In just over week, The Simpsons will offer fans a unique opportunity to interact with Homer during a live segment of the show. Showrunner Al Jean has now revealed details of the long-in-the-works feat of animation, which will air on May 15th. “To my knowledge, no animated show has done this before,” Jean told Entertainment Weekly on Friday. “I think this is going to be really incredible — or incredibly terrible.” 

As Fox announced in February, the final three minutes of the episode will feature Dan Castellaneta, who voices Homer Simpson, improvising dialog as he takes questions from fans. Motion capture technology will allow the show to animate the interaction in real time.

Jean revealed that the show’s creators had been talking about doing a live Homer bit since 2007, when they considered it for a Tonight Show promotion of The Simpsons Movie. But he said that motion capture technology wasn’t up to the task at the time. When the improv-themed episode came along, they looked into the technology again and found that it had advanced well enough to meet their needs. 

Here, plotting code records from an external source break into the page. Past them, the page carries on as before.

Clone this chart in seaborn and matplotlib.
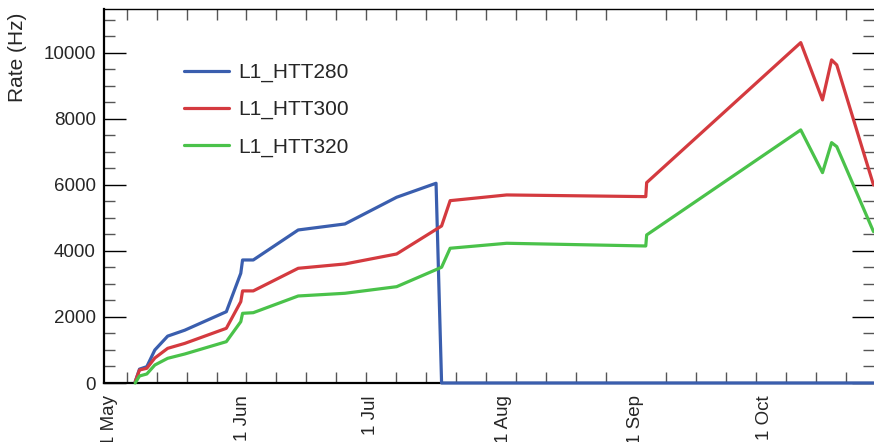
import matplotlib
matplotlib.use("Agg")
import matplotlib.pyplot as plt
import matplotlib.dates as mdates
from matplotlib.ticker import MultipleLocator
import seaborn as sns
import pandas as pd

# ---- data ----
dates_280 = ["2018-05-07 00:00", "2018-05-08 00:00", "2018-05-09 17:00", "2018-05-11 14:00",
             "2018-05-14 14:00", "2018-05-18 14:00", "2018-05-28 07:00", "2018-05-31 16:00",
             "2018-06-01 02:00", "2018-06-03 14:00", "2018-06-14 02:00", "2018-06-25 00:00",
             "2018-07-07 02:00", "2018-07-16 07:00", "2018-07-17 14:00", "2018-10-26 12:00"]
rate_280 = [40, 420, 495, 1000, 1420, 1600, 2160, 3324, 3727, 3727, 4636, 4818, 5627, 6051, 0, 0]

dates_300_320 = ["2018-05-07 00:00", "2018-05-08 00:00", "2018-05-09 17:00", "2018-05-11 14:00",
                 "2018-05-14 14:00", "2018-05-18 14:00", "2018-05-28 07:00", "2018-05-31 16:00",
                 "2018-06-01 02:00", "2018-06-03 14:00", "2018-06-14 02:00", "2018-06-25 00:00",
                 "2018-07-07 02:00", "2018-07-17 14:00", "2018-07-19 14:00", "2018-08-01 19:00",
                 "2018-09-03 07:00", "2018-09-03 12:00", "2018-10-09 12:00", "2018-10-14 14:00",
                 "2018-10-16 17:00", "2018-10-17 22:00", "2018-10-26 12:00"]
rate_300 = [40, 394, 445, 757, 1050, 1200, 1657, 2464, 2790, 2790, 3475, 3606, 3909, 4757,
            5524, 5697, 5646, 6070, 10312, 8576, 9788, 9636, 6000]
rate_320 = [0, 212, 273, 545, 748, 879, 1252, 1858, 2111, 2130, 2636, 2718, 2918, 3506,
            4082, 4233, 4151, 4485, 7667, 6373, 7282, 7161, 4585]

series_names = ["L1_HTT280", "L1_HTT300", "L1_HTT320"]
series_colors = ["#3a5eae", "#d43a3f", "#4ac24a"]
month_ticks = ["2018-05-01", "2018-06-01", "2018-07-01", "2018-08-01", "2018-09-01", "2018-10-01"]
month_labels = ["1 May", "1 Jun", "1 Jul", "1 Aug", "1 Sep", "1 Oct"]

sns.set_style("white")
plt.rcParams["font.family"] = ["Liberation Sans", "DejaVu Sans"]

W, H = 874, 442
fig = plt.figure(figsize=(W / 100, H / 100), dpi=100)
ax = fig.add_axes([104 / W, (H - 383) / H, (873.5 - 104) / W, (383 - 9) / H])

frames = [
    pd.DataFrame({"date": pd.to_datetime(dates_280), "rate": rate_280}),
    pd.DataFrame({"date": pd.to_datetime(dates_300_320), "rate": rate_300}),
    pd.DataFrame({"date": pd.to_datetime(dates_300_320), "rate": rate_320}),
]
for df, name, col in zip(frames, series_names, series_colors):
    sns.lineplot(data=df, x="date", y="rate", ax=ax, color=col, lw=2.3, label=name,
                 sort=False, estimator=None, zorder=3, clip_on=False)

ax.set_xlim(pd.Timestamp("2018-04-29 17:00"), pd.Timestamp("2018-10-26 12:00"))
ax.set_ylim(0, 11330)

# y ticks
ax.yaxis.set_major_locator(MultipleLocator(2000))
ax.yaxis.set_minor_locator(MultipleLocator(500))
ax.tick_params(axis="y", which="major", direction="in", length=16, width=1.0, color="black",
               left=True, right=True, labelsize=13.5, pad=6)
ax.tick_params(axis="y", which="minor", direction="in", length=8, width=1.0, color="#555555",
               left=True, right=True)

# x ticks: month labels, weekly minor ticks
ax.set_xticks(pd.to_datetime(month_ticks))
ax.set_xticklabels(month_labels, rotation=90, fontsize=13.5)
ax.xaxis.set_minor_locator(mdates.WeekdayLocator(byweekday=mdates.SA))
ax.tick_params(axis="x", which="major", length=0, pad=9)
ax.tick_params(axis="x", which="minor", direction="in", length=8, width=1.0, color="#555555",
               bottom=True, top=True)

for side in ["left", "bottom"]:
    ax.spines[side].set_linewidth(1.6)
    ax.spines[side].set_color("black")
ax.spines["top"].set_linewidth(1.0)
ax.spines["top"].set_color("black")
ax.spines["right"].set_visible(False)

ax.set_xlabel("")
ax.set_ylabel("Rate (Hz)", fontsize=15, loc="top")
ax.yaxis.set_label_coords(-0.100, 0.99)

leg = ax.legend(loc="upper left", bbox_to_anchor=(184 / W, 1 - 63 / H),
                bbox_transform=fig.transFigure, frameon=False, fontsize=15,
                handlelength=2.16, handletextpad=0.45, labelspacing=0.86,
                borderpad=0, borderaxespad=0)
for line in leg.get_lines():
    line.set_linewidth(2.3)

fig.savefig("out.png", dpi=100)
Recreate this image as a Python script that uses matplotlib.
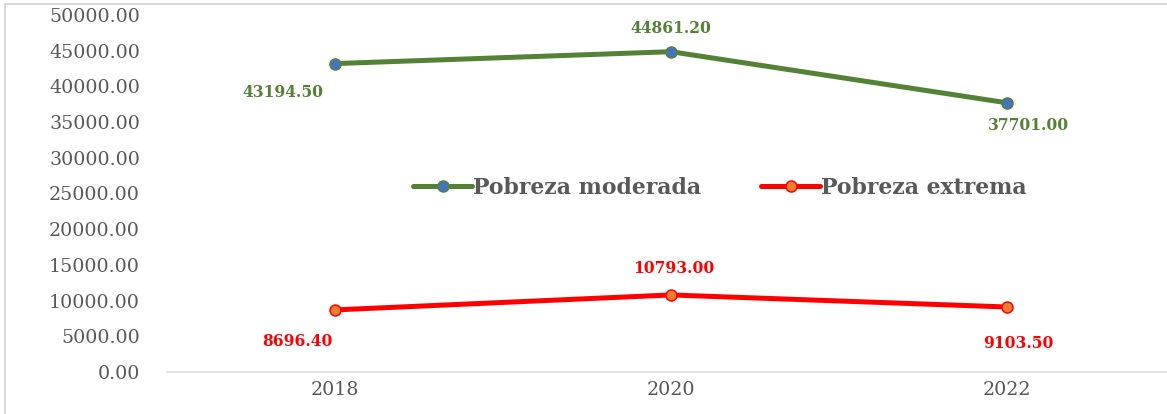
import matplotlib.pyplot as plt
from matplotlib.lines import Line2D

# data
years = ['2018', '2020', '2022']
moderada = [43194.50, 44861.20, 37701.00]
extrema = [8696.40, 10793.00, 9103.50]
yticks = [0, 5000, 10000, 15000, 20000, 25000, 30000, 35000, 40000, 45000, 50000]

plt.rcParams['font.family'] = ['DejaVu Serif', 'Liberation Serif']

# 1 pt = 1 px
fig = plt.figure(figsize=(1167 / 72, 414 / 72), dpi=72)
ax = fig.add_axes([167 / 1167, 42 / 414, 1008 / 1167, 357 / 414])

x = list(range(len(years)))
ax.plot(x, moderada, color='#548235', lw=5, marker='o', ms=11,
        mfc='#4472C4', mec='#548235', mew=1.5, label='Pobreza moderada',
        solid_capstyle='round')
ax.plot(x, extrema, color='#FF0000', lw=5, marker='o', ms=11,
        mfc='#ED7D31', mec='#FF0000', mew=1.5, label='Pobreza extrema',
        solid_capstyle='round')

# data labels (offsets in px)
off_mod = [(-52, -29), (0, 23), (21, -23)]
off_ext = [(-38, -32), (3, 26), (11, -36)]
for i in x:
    ax.annotate(f'{moderada[i]:.2f}', (i, moderada[i]), xytext=off_mod[i],
                textcoords='offset points', ha='center', va='center',
                color='#548235', fontsize=15.5, fontweight='bold')
    ax.annotate(f'{extrema[i]:.2f}', (i, extrema[i]), xytext=off_ext[i],
                textcoords='offset points', ha='center', va='center',
                color='#FF0000', fontsize=15.5, fontweight='bold')

ax.set_xlim(-0.5, 2.5)
ax.set_ylim(0, 50000)
ax.set_xticks(x)
ax.set_xticklabels(years)
ax.set_yticks(yticks)
ax.set_yticklabels([f'{v:.2f}' for v in yticks])
ax.tick_params(axis='both', length=0, labelsize=19, colors='#595959')
ax.tick_params(axis='y', pad=27)
ax.tick_params(axis='x', pad=9)
for s in ['top', 'right', 'left']:
    ax.spines[s].set_visible(False)
ax.spines['bottom'].set_color('#D9D9D9')
ax.spines['bottom'].set_linewidth(1.5)

leg = ax.legend(loc='center', bbox_to_anchor=(720 / 1167, 1 - 188 / 414),
                bbox_transform=fig.transFigure, ncol=2, frameon=False,
                prop={'size': 22, 'weight': 'bold'}, handlelength=2.7,
                handletextpad=0.05, columnspacing=2.7)
for t in leg.get_texts():
    t.set_color('#595959')

# outer frame
fig.add_artist(Line2D([5 / 1167, 5 / 1167], [0, 1 - 4 / 414], color='#D9D9D9', lw=2))
fig.add_artist(Line2D([5 / 1167, 1], [1 - 4 / 414, 1 - 4 / 414], color='#D9D9D9', lw=2))

fig.savefig('out.png', dpi=72)
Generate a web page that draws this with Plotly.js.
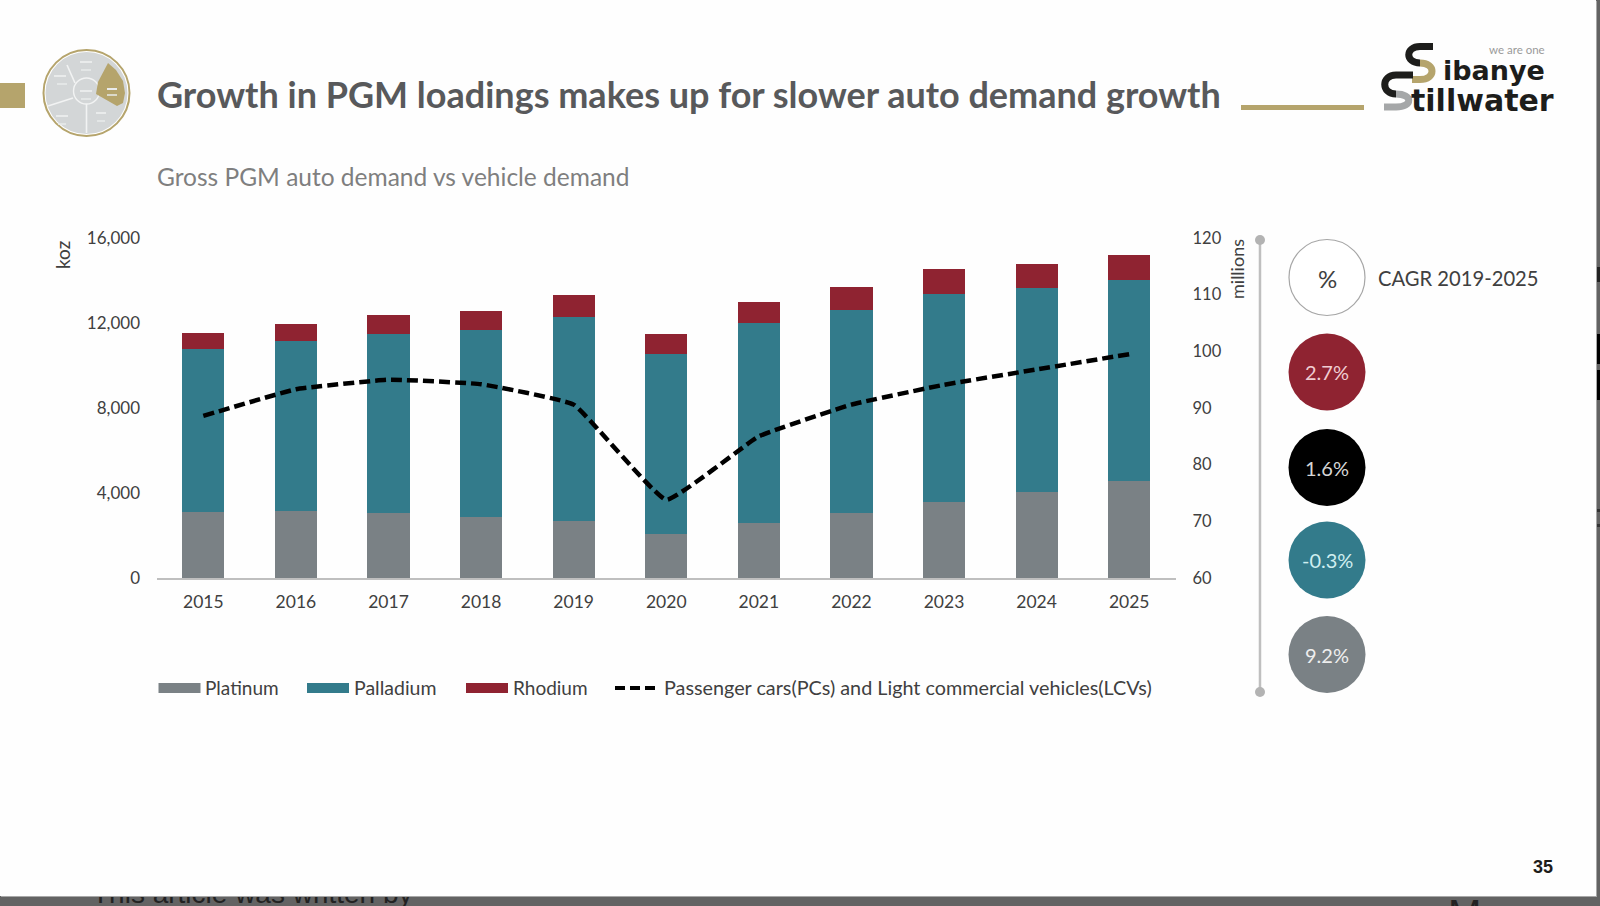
<!DOCTYPE html>
<html>
<head>
<meta charset="utf-8">
<script src="https://cdn.plot.ly/plotly-3.0.1.min.js"></script>
<style>
  html, body { margin: 0; padding: 0; width: 1600px; height: 906px; overflow: hidden; background: #636363; }
  #chart { position: absolute; left: 0; top: 0; width: 1596px; height: 896px; z-index: 2; box-shadow: 1px 1px 0 #a8a8a8; }
  .under { position: absolute; z-index: 1; font-family: "Liberation Sans", sans-serif; color: #222; white-space: nowrap; }
  .patch { position: absolute; z-index: 1; background: #000; left: 1597px; width: 3px; }
</style>
</head>
<body>
<div class="under" style="left:92px; top:878px; font-size:28px;">This article was written by</div>
<div class="under" style="left:1448px; top:892px; font-size:40px;">M</div>
<div class="patch" style="top:334px; height:30px;"></div>
<div class="patch" style="top:370px; height:30px;"></div>
<div class="patch" style="top:267px; height:15px; background:#222;"></div>
<div class="patch" style="top:509px; height:3px; background:#333;"></div>
<div class="patch" style="top:524px; height:3px; background:#333;"></div>
<div id="chart"></div>
<script>
// ----- data -----
const years = ["2015","2016","2017","2018","2019","2020","2021","2022","2023","2024","2025"];
const platinum = [3105, 3150, 3060, 2855, 2670, 2085, 2605, 3075, 3575, 4050, 4565];
const palladium = [7675, 8020, 8440, 8835, 9630, 8455, 9385, 9555, 9795, 9590, 9445];
const rhodium = [750, 800, 860, 880, 1040, 930, 1000, 1070, 1160, 1160, 1190];
const vehicles = [88.6, 93.3, 95.0, 94.2, 90.6, 73.8, 85.0, 90.6, 94.1, 96.8, 99.5];
const cagrLabels = ["2.7%", "1.6%", "-0.3%", "9.2%"];
const leftTicks = [0, 4000, 8000, 12000, 16000];
const leftTickText = ["0", "4,000", "8,000", "12,000", "16,000"];
const rightTicks = [60, 70, 80, 90, 100, 110, 120];

// ----- styles -----
const W = 1596, H = 896;
const GREY = "#7a8185", TEAL = "#337b8b", RED = "#8f2331", GOLD = "#b5a46c", AXIS = "#bfbfbf", INK = "#1d1d1b";
const FONT = "Lato, 'Open Sans', sans-serif";
const X = p => p / W;
const Y = p => 1 - p / H;
const P = p => X(p[0]).toFixed(5) + "," + Y(p[1]).toFixed(5);

const pathOf = (pts, close) => pts.map((p, i) => (i ? "L" : "M") + P(p)).join(" ") + (close ? " Z" : "");

const shapes = [];
const rect = (x0, y0, x1, y1, color) => shapes.push({type:"rect", xref:"paper", yref:"paper", x0:X(x0), x1:X(x1), y0:Y(y0), y1:Y(y1), fillcolor:color, line:{width:0}});
const circle = (cx, cy, r, fill, lineColor, lw) => shapes.push({type:"circle", xref:"paper", yref:"paper", x0:X(cx-r), x1:X(cx+r), y0:Y(cy+r), y1:Y(cy-r), fillcolor:fill, line:{color:lineColor||fill, width:lw||0}});
const poly = (pts, fill) => shapes.push({type:"path", xref:"paper", yref:"paper", path:pathOf(pts, true), fillcolor:fill, line:{width:0}});
const stroke = (pts, color, w, dash) => shapes.push({type:"path", xref:"paper", yref:"paper", path:pathOf(pts, false), line:{color:color, width:w, dash:dash||"solid"}});
// glyph(start, [c1,c2,end] or [end] segments...) draws one stroke of the logo's S shapes
const glyph = (start, segs, color, w) => shapes.push({type:"path", xref:"paper", yref:"paper",
  path:"M" + P(start) + " " + segs.map(s => s.length === 3 ? "C" + s.map(P).join(" ") : "L" + P(s[0])).join(" "),
  line:{color:color, width:w}});

const annotations = [];
const label = (text, x, y, size, color, opts) => annotations.push(Object.assign({
  text: text, xref:"paper", yref:"paper", x:X(x), y:Y(y), xanchor:"left", yanchor:"middle",
  showarrow:false, font:{family:FONT, size:size, color:color}
}, opts||{}));

// header decorations
rect(0, 83, 25, 108, GOLD);
circle(86.5, 93, 43, "#ffffff", GOLD, 2);
circle(86.5, 93, 41, "#d3d6d7");
stroke([[67,65],[75,83]], "#f2f3f3", 1.6);
stroke([[48,106],[73,98]], "#f2f3f3", 1.6);
stroke([[86.5,104],[86.5,133]], "#f2f3f3", 1.6);
circle(86.5, 91, 13, "rgba(0,0,0,0)", "#f2f3f3", 1.4);
poly([[108,63],[116,70],[123,81],[125,93],[123,103],[117,106],[96,94],[98,82]], GOLD);
[[86,62,6],[60,76,6],[86,91,6],[62,116,6],[101,113,5],[112,89,5]].forEach(m => stroke([[m[0]-m[2],m[1]],[m[0]+m[2],m[1]]], "#e9ebeb", 2));
[[86,70,5],[62,84,5],[86,99,5],[62,124,4],[101,121,4],[112,95,5]].forEach(m => stroke([[m[0]-m[2],m[1]],[m[0]+m[2],m[1]]], "#e9ebeb", 1.5));
stroke([[1241,107.5],[1364,107.5]], GOLD, 5);

// logo glyphs
glyph([1433,46.5], [[[1420,46.5]], [[1405,46.5],[1405,63],[1420,63]]], INK, 7);
glyph([1420,63], [[[1436,63],[1436,79.5],[1420,79.5]], [[1412,79.5]]], GOLD, 7);
glyph([1413,75], [[[1396,75]], [[1381,75],[1381,94],[1396,94]]], INK, 7);
glyph([1396,94], [[[1413,94],[1413,107],[1396,107]], [[1384,107]]], "#a5a7a8", 7);

label("ibanye", 1441, 71, 27, INK, {font:{family:"'DejaVu Sans', sans-serif", size:27, color:INK, weight:700}});
label("tillwater", 1409, 100, 30, INK, {font:{family:"'DejaVu Sans', sans-serif", size:30, color:INK, weight:700}});
label("we are one", 1487, 50, 11.5, "#9a9a9a");

// titles
label("Growth in PGM loadings makes up for slower auto demand growth", 155, 94, 36, "#58595b", {font:{family:FONT, size:36, color:"#58595b", weight:700}});
label("Gross PGM auto demand vs vehicle demand", 155, 177, 24.5, "#7f7f7f");
label("35", 1531, 867, 18, INK, {font:{family:"'Liberation Sans', sans-serif", size:18, color:INK, weight:700}});

// axis captions
label("koz", 62, 255, 19, "#404040", {textangle:-90, xanchor:"center"});
label("millions", 1237, 269, 18, "#404040", {textangle:-90, xanchor:"center"});

// legend
const swatch = (x0, color, name, tx, size) => { rect(x0, 683, x0+42, 693, color); label(name, tx, 687, size, "#404040"); };
swatch(158.5, GREY, "Platinum", 203, 19);
swatch(307, TEAL, "Palladium", 352, 19.5);
swatch(466, RED, "Rhodium", 511, 19);
stroke([[615,688],[658,688]], "#000", 4, "10px,5px");
label("Passenger cars(PCs) and Light commercial vehicles(LCVs)", 662, 687, 19.8, "#404040");

// CAGR panel
stroke([[1260,240],[1260,692]], AXIS, 2.5);
circle(1260, 240, 5, "#b3b3b3");
circle(1260, 692, 5, "#b3b3b3");
circle(1327, 277.5, 38, "#ffffff", "#a6a6a6", 1.2);
label("%", 1327, 278, 24, "#404040", {xanchor:"center"});
label("CAGR 2019-2025", 1376, 278, 20.2, "#404040");
const cagrFill = [RED, "#000000", TEAL, GREY];
const cagrText = ["#f0cdd2", "#d6d6d6", "#cfeef0", "#eeeeee"];
const cagrY = [372, 467.5, 560, 654.5];
cagrLabels.forEach((t, i) => { circle(1327, cagrY[i], 38.5, cagrFill[i]); label(t, 1327, cagrY[i], 20, cagrText[i], {xanchor:"center"}); });

// ----- traces -----
const bar = (name, y, color) => ({type:"bar", name:name, x:years, y:y, marker:{color:color, line:{width:0}}});
const traces = [
  bar("Platinum", platinum, GREY),
  bar("Palladium", palladium, TEAL),
  bar("Rhodium", rhodium, RED),
  {type:"scatter", mode:"lines", name:"Passenger cars(PCs) and Light commercial vehicles(LCVs)", x:years, y:vehicles, yaxis:"y2",
   line:{color:"#000", width:4.5, dash:"11px,5px", shape:"spline", smoothing:0.3}}
];

const layout = {
  width: W, height: H,
  margin: {l:0, r:0, t:0, b:0},
  paper_bgcolor: "#fefefe", plot_bgcolor: "rgba(0,0,0,0)",
  barmode: "stack", bargap: 0.545,
  showlegend: false,
  font: {family: FONT, color: "#404040", size: 18},
  xaxis: {
    type:"category", domain:[X(157), X(1175.5)], showgrid:false, zeroline:false,
    showline:true, linecolor:AXIS, linewidth:1.5, ticks:"", ticklabelstandoff:7,
    tickfont:{family:FONT, size:17.5, color:"#404040"}
  },
  yaxis: {
    domain:[Y(578), Y(238)], range:[0,16000], tickvals:leftTicks, ticktext:leftTickText,
    showgrid:false, zeroline:false, showline:false, ticks:"", ticklabelstandoff:16,
    tickfont:{family:FONT, size:17, color:"#404040"}
  },
  yaxis2: {
    domain:[Y(578), Y(238)], overlaying:"y", side:"right", range:[60,120], tickvals:rightTicks,
    showgrid:false, zeroline:false, showline:false, ticks:"", ticklabelstandoff:16,
    tickfont:{family:FONT, size:16.5, color:"#404040"}
  },
  shapes: shapes,
  annotations: annotations
};

Plotly.newPlot("chart", traces, layout, {displayModeBar:false, staticPlot:true});
</script>
</body>
</html>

“[Motion capture technology] used to have electrodes wired into the person,” he said. “Now they don’t. The actor just speaks into a mic, and the camera records his motions, and transfers it to the character onscreen. However, you can only do that with one or at most two characters. The backgrounds don’t change and the character can’t really interact with somebody in the background.”

Jean said that the live segment shouldn’t appear any different from the show’s usual visual style, aside from less variety of motion. He notes that this limitation is the reason the segment will only be three minutes, since an extended live cut might begin to look repetitive.

“The reason I don’t think they’re going to be doing half-hour motion capture shows in the near future is because although it is much cheaper and you can just film it live, you can’t do the complicated set pieces that people want from animation,” he said. 

Fans can call a 1-888 number to ask questions of Homer, who Jean says will “be in a Fox secret bunker in an undisclosed location.”

“The family is on the couch and Lisa says, ‘Now we’re going to do something that was first done on TV 50 years ago, and we’ve finally gotten around to it, and our dad will answer questions.’ And Bart says, ‘Take it, Homer.'”

Homer will also answer one question submitted via Twitter during the episode, and some of the writers will also be answering questions as Homer on Facebook and Twitter. In terms of tips for fans hoping to get their question on the show, Jean said, “Just ask an interesting question about Homer, and his life and if it’s funny, we’ll try to get it in. We’re not looking for people to ask trivia questions about season 23.”

Jean said that the segment will feature of-the-moment topical jokes to prove that it really is live. “We’ll do the equivalent of holding up today’s newspaper, where we talk about something that’s going on right then,” he said. “It will be live, I guarantee it, and the way we set it up, it’s to make it very clear that this is really happening. It’s not a trick.”